10.23.2012

a sad soul reminiscing the lakes.

having dealt in the past with losing friends/family, it's not a new emotion for me, but it's just putting things into perspective. this evening i learned about the passing of a friend i met while living in okoboji. he was my age. so at thirty years of age, i guess it's time for us to start doing this, putting our 'futures' into perspective. upon learning such sad news, i've just been so scatter brained, so excuse me for the rambling, but i felt the need to put some sort of tribute to my thoughts down. i was thinking wills. i have been running over a million "what-ifs" in my head. i've been thinking about my own sons. i've been thinking about family. i can already feel a very sleepless night ahead of me!
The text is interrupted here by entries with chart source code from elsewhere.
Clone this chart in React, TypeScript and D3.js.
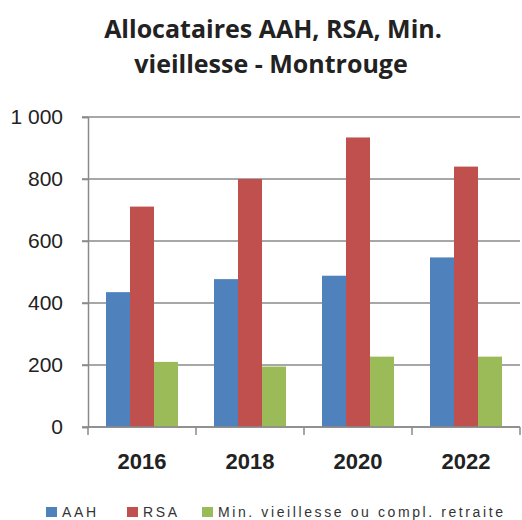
import { useEffect, useRef } from 'react'
import * as d3 from 'd3'

const years = ['2016', '2018', '2020', '2022']
const seriesNames = ['AAH', 'RSA', 'Min. vieillesse ou compl. retraite']
const aah = [435, 477, 488, 547]
const rsa = [711, 800, 934, 840]
const minVieillesse = [210, 195, 227, 227]
const colors = ['#4F81BD', '#C0504D', '#9BBB59']
const yTicks = [0, 200, 400, 600, 800, 1000]

export default function App() {
    const svgRef = useRef<SVGSVGElement>(null)

    useEffect(() => {
        if (!svgRef.current) return
        const svg = d3.select(svgRef.current)
        svg.selectAll('*').remove()

        const width = 522
        const height = 520
        const margin = { top: 117, right: 2, bottom: 93, left: 88 }
        const values = [aah, rsa, minVieillesse]

        const x = d3.scaleBand()
            .domain(years)
            .range([margin.left, width - margin.right])
            .paddingInner(1 / 3)
            .paddingOuter(1 / 6)
        const sub = d3.scaleBand()
            .domain(seriesNames)
            .range([0, x.bandwidth()])
        const y = d3.scaleLinear()
            .domain([0, 1000])
            .range([height - margin.bottom, margin.top])

        // title
        const title = svg.append('text')
            .attr('text-anchor', 'middle')
            .attr('font-family', 'Open Sans, sans-serif')
            .attr('font-weight', 'bold')
            .attr('font-size', '25px')
            .attr('fill', '#222')
        title.append('tspan').attr('x', 273).attr('y', 38).text('Allocataires AAH, RSA, Min.')
        title.append('tspan').attr('x', 271).attr('y', 73).text('vieillesse - Montrouge')

        // grid
        svg.append('g')
            .selectAll('line')
            .data(yTicks)
            .enter()
            .append('line')
            .attr('x1', margin.left - 6)
            .attr('x2', width - margin.right)
            .attr('y1', d => y(d))
            .attr('y2', d => y(d))
            .attr('stroke', '#8a8a8a')
            .attr('stroke-width', 1.5)

        // bars
        values.forEach((vals, i) => {
            svg.append('g')
                .selectAll('rect')
                .data(vals)
                .enter()
                .append('rect')
                .attr('x', (d, j) => (x(years[j]) || 0) + (sub(seriesNames[i]) || 0))
                .attr('y', d => y(d))
                .attr('width', sub.bandwidth())
                .attr('height', d => y(0) - y(d))
                .attr('fill', colors[i])
        })

        // y axis
        const yAxis = d3.axisLeft(y)
            .tickValues(yTicks)
            .tickSize(6)
            .tickFormat(d => d3.format(',')(d as number).replace(',', ' '))
        const yg = svg.append('g')
            .attr('transform', `translate(${margin.left},0)`)
            .call(yAxis)
        yg.select('.domain').attr('stroke', '#8a8a8a').attr('stroke-width', 1.5)
        yg.selectAll('.tick line').attr('stroke', '#8a8a8a').attr('stroke-width', 1.5)
        yg.selectAll('.tick text')
            .attr('x', -25)
            .attr('font-family', 'Liberation Sans, Arial, sans-serif')
            .attr('font-size', '21px')
            .attr('fill', '#222')

        // x axis (ticks between categories)
        const step = x.step()
        const xg = svg.append('g')
            .attr('transform', `translate(0,${y(0)})`)
        xg.append('line')
            .attr('x1', margin.left)
            .attr('x2', width - margin.right)
            .attr('stroke', '#8a8a8a')
            .attr('stroke-width', 1.5)
        xg.selectAll('.sep')
            .data(d3.range(years.length + 1))
            .enter()
            .append('line')
            .attr('x1', d => margin.left + d * step)
            .attr('x2', d => margin.left + d * step)
            .attr('y1', 0)
            .attr('y2', 8)
            .attr('stroke', '#8a8a8a')
            .attr('stroke-width', 1.5)
        xg.selectAll('.lbl')
            .data(years)
            .enter()
            .append('text')
            .attr('x', d => (x(d) || 0) + x.bandwidth() / 2)
            .attr('y', 42)
            .attr('text-anchor', 'middle')
            .attr('font-family', 'Liberation Sans, Arial, sans-serif')
            .attr('font-weight', 'bold')
            .attr('font-size', '22px')
            .attr('fill', '#222')
            .text(d => d)

        // legend
        const legend = svg.append('g').attr('transform', 'translate(0,517)')
        const legendX = [46, 127, 202]
        seriesNames.forEach((name, i) => {
            legend.append('rect')
                .attr('x', legendX[i])
                .attr('y', -10)
                .attr('width', 11)
                .attr('height', 10)
                .attr('fill', colors[i])
            legend.append('text')
                .attr('x', legendX[i] + 16)
                .attr('y', 0)
                .attr('font-family', 'Liberation Sans, Arial, sans-serif')
                .attr('font-size', '14px')
                .attr('letter-spacing', '2.6px')
                .attr('fill', '#333')
                .text(name)
        })
    }, [])

    return (
        <div style={{ position: 'absolute', left: 0, top: 0 }}>
            <svg ref={svgRef} width={522} height={520} style={{ display: 'block', background: '#fff' }} />
        </div>
    )
}
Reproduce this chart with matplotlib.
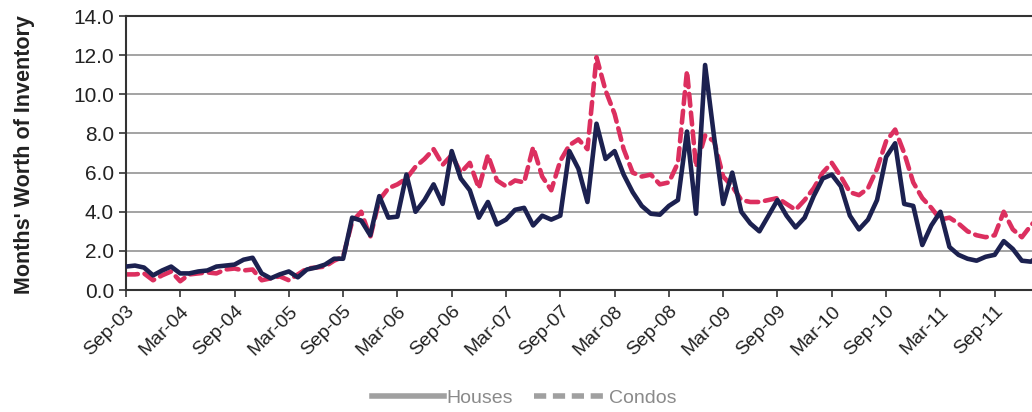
import matplotlib
matplotlib.use('Agg')
import matplotlib.pyplot as plt
import pandas as pd

# monthly months' worth of inventory, starting Sep-03
houses = [1.2, 1.25, 1.15, 0.75, 1.0, 1.2, 0.85, 0.85, 0.95, 1.0, 1.2, 1.25,
          1.3, 1.55, 1.65, 0.85, 0.6, 0.8, 0.95, 0.65, 1.05, 1.15, 1.3, 1.6,
          1.6, 3.7, 3.55, 2.8, 4.8, 3.7, 3.75, 5.9, 4.0, 4.6, 5.4, 4.4,
          7.1, 5.7, 5.1, 3.7, 4.5, 3.35, 3.6, 4.1, 4.2, 3.3, 3.8, 3.6,
          3.8, 7.1, 6.2, 4.5, 8.5, 6.7, 7.1, 5.9, 5.0, 4.3, 3.9, 3.85,
          4.3, 4.6, 8.1, 3.9, 11.5, 7.8, 4.4, 6.0, 4.0, 3.4, 3.0, 3.8,
          4.6, 3.8, 3.2, 3.7, 4.8, 5.7, 5.9, 5.3, 3.8, 3.1, 3.6, 4.6,
          6.8, 7.5, 4.4, 4.3, 2.3, 3.3, 4.0, 2.2, 1.8, 1.6, 1.5, 1.7,
          1.8, 2.5, 2.1, 1.5, 1.45, 1.8]
condos = [0.8, 0.8, 0.85, 0.5, 0.75, 0.95, 0.45, 0.8, 0.85, 0.9, 0.85, 1.05,
          1.1, 1.0, 1.05, 0.5, 0.6, 0.7, 0.5, 0.8, 1.1, 1.15, 1.2, 1.5,
          1.7, 3.5, 4.0, 2.7, 4.6, 5.2, 5.4, 5.7, 6.3, 6.7, 7.2, 6.4,
          6.9, 6.0, 6.5, 5.2, 6.9, 5.6, 5.3, 5.6, 5.5, 7.3, 5.8, 5.1,
          6.6, 7.4, 7.7, 7.2, 11.9, 10.2, 9.0, 7.2, 6.0, 5.8, 5.9, 5.4,
          5.5, 6.5, 11.2, 6.3, 7.9, 7.6, 5.8, 5.3, 4.6, 4.5, 4.5, 4.6,
          4.7, 4.4, 4.1, 4.6, 5.2, 6.0, 6.5, 5.8, 5.0, 4.85, 5.2, 6.2,
          7.6, 8.2, 7.0, 5.5, 4.7, 4.2, 3.6, 3.7, 3.4, 3.0, 2.8, 2.7,
          2.8, 4.0, 3.1, 2.7, 3.3, 3.8]
months = pd.date_range('2003-09-01', periods=len(houses), freq='MS')
month_labels = [m.strftime('%b-%y') for m in months]

plt.rcParams['font.family'] = ['Liberation Sans', 'DejaVu Sans']

fig = plt.figure(figsize=(10.32, 4.12), dpi=100)
# axes run past the right edge, as in the cropped original
ax = fig.add_axes([0.122, 0.296, 0.912, 0.665])

x = list(range(len(houses)))
ax.plot(x, houses, color='#1c2150', lw=3.3, solid_joinstyle='round', label='Houses', zorder=3)
ax.plot(x, condos, color='#dc2f5f', lw=3.3, dashes=(2.6, 1.5), dash_capstyle='round',
        label='Condos', zorder=2)

ax.set_xlim(0, 104)
ax.set_ylim(0, 14)
ax.set_yticks([0, 2, 4, 6, 8, 10, 12, 14])
ax.set_yticklabels(['%.1f' % v for v in ax.get_yticks()], fontsize=15, color='#222222')
ax.set_xticks(x[::6])
ax.set_xticklabels(month_labels[::6], rotation=45, ha='right', rotation_mode='anchor',
                   fontsize=14, color='#222222')
ax.tick_params(axis='both', direction='out', length=5, width=1.2, color='#333333')
ax.tick_params(axis='x', pad=4)

ax.grid(axis='y', color='#8a8a8a', lw=1.1)
ax.set_axisbelow(True)
for side in ['left', 'bottom', 'top']:
    ax.spines[side].set_color('#333333')
    ax.spines[side].set_linewidth(1.5)
ax.spines['right'].set_visible(False)

fig.text(0.024, 0.625, "Months' Worth of Inventory", rotation=90, ha='center', va='center',
         fontsize=15.5, fontweight='bold', color='#222222')

leg_h = [plt.Line2D([], [], color='#a0a0a0', lw=4),
         plt.Line2D([], [], color='#a0a0a0', lw=4, dashes=(2.2, 1.2))]
leg = fig.legend(leg_h, ['Houses', 'Condos'], loc='center', bbox_to_anchor=(0.508, 0.034),
                 ncol=2, frameon=False, fontsize=14, handlelength=3.7, handletextpad=0.15,
                 columnspacing=1.1)
for t in leg.get_texts():
    t.set_color('#8a8a8a')

fig.savefig('out.png', dpi=100)
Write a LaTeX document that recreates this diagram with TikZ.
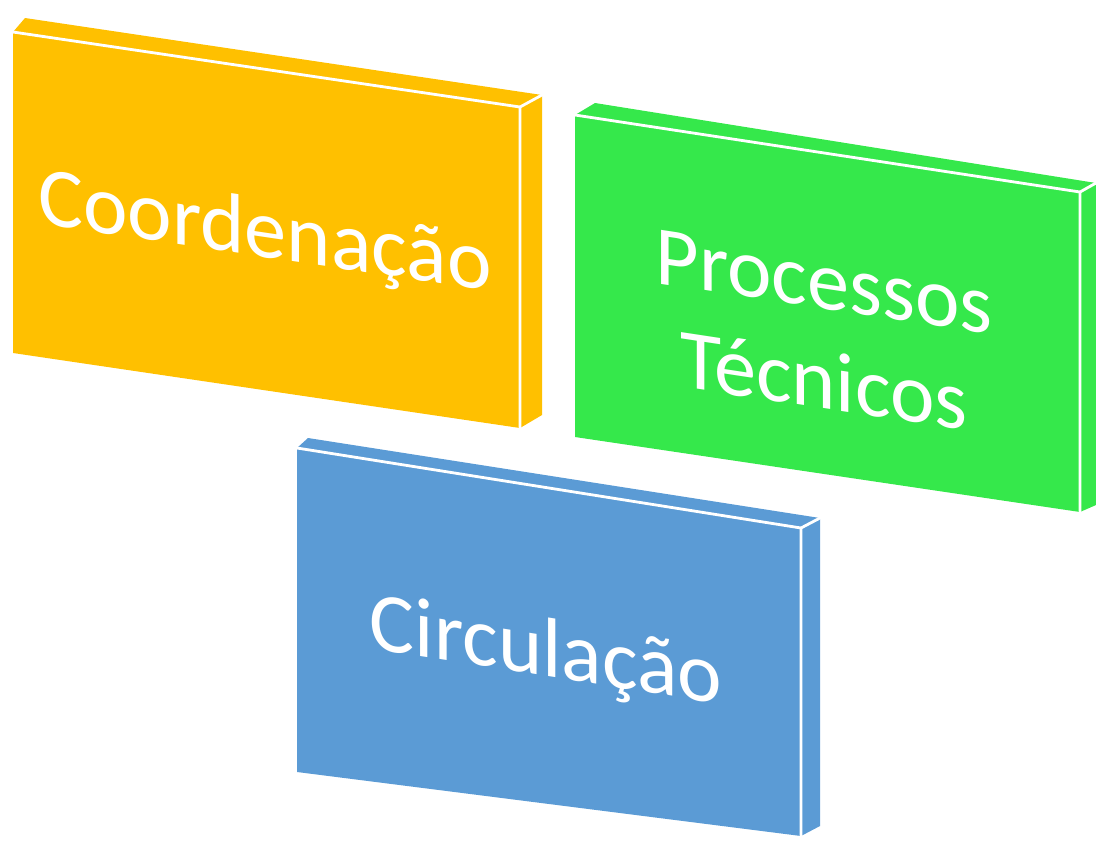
\documentclass[tikz,border=0pt]{standalone}
\usepackage{fontspec}
\setmainfont{Carlito}
\definecolor{cyellow}{HTML}{FFC000}
\definecolor{cgreen}{HTML}{35E84B}
\definecolor{cblue}{HTML}{5B9BD5}
\begin{document}
\begin{tikzpicture}[x=0.02cm,y=-0.02cm,
  edge/.style={white, line width=1.6pt, line cap=round, line join=round},
  lbl/.style={text=white, font=\fontsize{48}{57}\selectfont, align=center, inner sep=0pt}]
\useasboundingbox (0,0) rectangle (1096,843);
% yellow slab
\coordinate (y1) at (13,32);
\coordinate (y2) at (520,107);
\coordinate (y3) at (520,428);
\coordinate (y4) at (13,353);
\coordinate (y5) at (25,18);
\coordinate (y6) at (542,95);
\coordinate (y7) at (542,415);
\fill[cyellow] (y1) -- (y5) -- (y6) -- (y7) -- (y3) -- (y4) -- cycle;
\draw[edge] (y1) -- (y2) -- (y3);
\draw[edge] (y2) -- (y6);
\node[lbl, yslant=-0.148] (coord) at (265,235) {Coordenação};
% green slab
\coordinate (g1) at (575,115);
\coordinate (g2) at (1080,192);
\coordinate (g3) at (1080,512);
\coordinate (g4) at (575,437);
\coordinate (g5) at (595,103);
\coordinate (g6) at (1096,183);
\coordinate (g7) at (1096,505);
\fill[cgreen] (g1) -- (g5) -- (g6) -- (g7) -- (g3) -- (g4) -- cycle;
\draw[edge] (g1) -- (g2) -- (g3);
\draw[edge] (g2) -- (g6);
\node[lbl, yslant=-0.152] (proc) at (824,332) {Processos\\Técnicos};
% blue slab
\coordinate (b1) at (297,448);
\coordinate (b2) at (801,528);
\coordinate (b3) at (801,836);
\coordinate (b4) at (297,772);
\coordinate (b5) at (308,438);
\coordinate (b6) at (820,518);
\coordinate (b7) at (820,826);
\fill[cblue] (b1) -- (b5) -- (b6) -- (b7) -- (b3) -- (b4) -- cycle;
\draw[edge] (b1) -- (b2) -- (b3);
\draw[edge] (b2) -- (b6);
\node[lbl, yslant=-0.159] (circ) at (546,654) {Circulação};
\end{tikzpicture}
\end{document}
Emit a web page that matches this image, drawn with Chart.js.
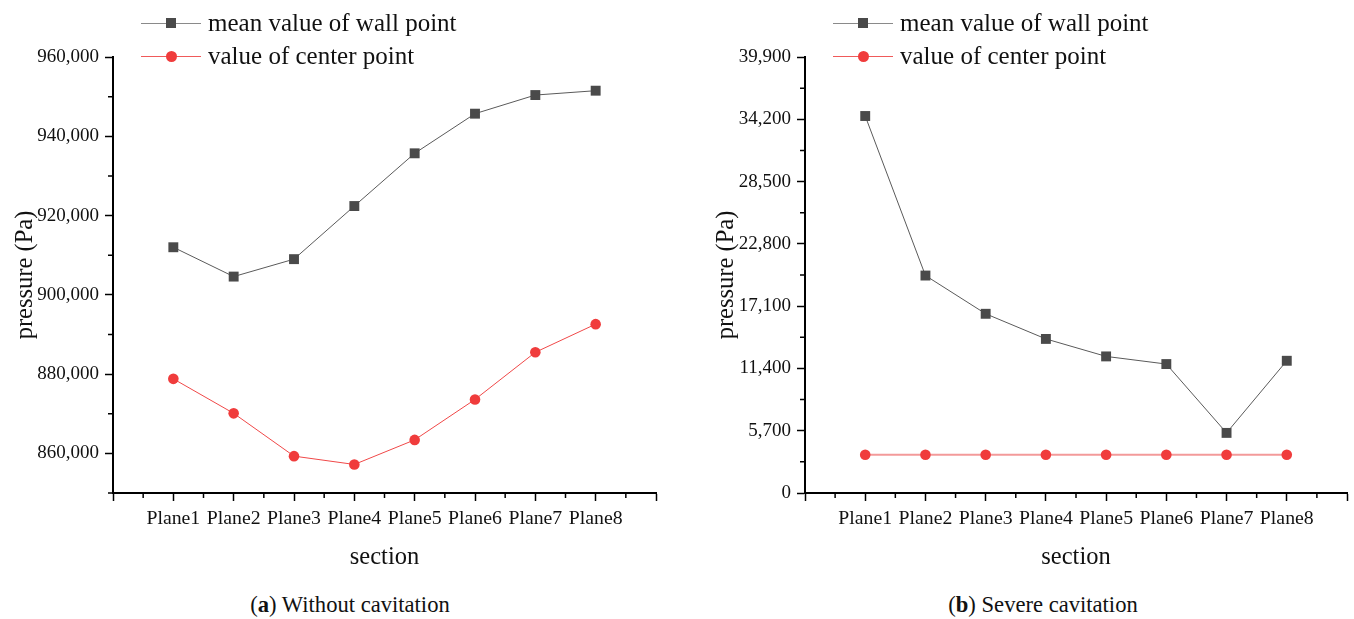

i briefly chatted with a mutual friend tonight & she really enlightened me when she said that she was at peace knowing that his last moments were spent in the very place where so many memories were made & good times were had. and then i got to reminiscing about all of the long-lost faces i spent so much time with throughout those summers. i considered these faces my "family". and it was refreshing to think back on all of the unforgettable moments that i had up there with a very special group of people...& i thank every one of them for that, including andrew. and although, his family/friends will more than likely not even know this blog post exists, i am so so very sorry for the loss of such an unforgettable charming young guy & and i'm sending them peace through this heartache. love to them.

1 comment:

  1. I think your reaction to such news is perfectly normal. And honestly, the second we found out we were expecting, I started begging Dirk to talk to some of his lawyer buddies so that we can get our wills in place. You never know what will happen in this crazy life. I am sorry to hear about your friend, but glad that you are able to think back on such fond memories of him. Everyone enters our lives for a purpose, so maybe their exit should be purposeful as well?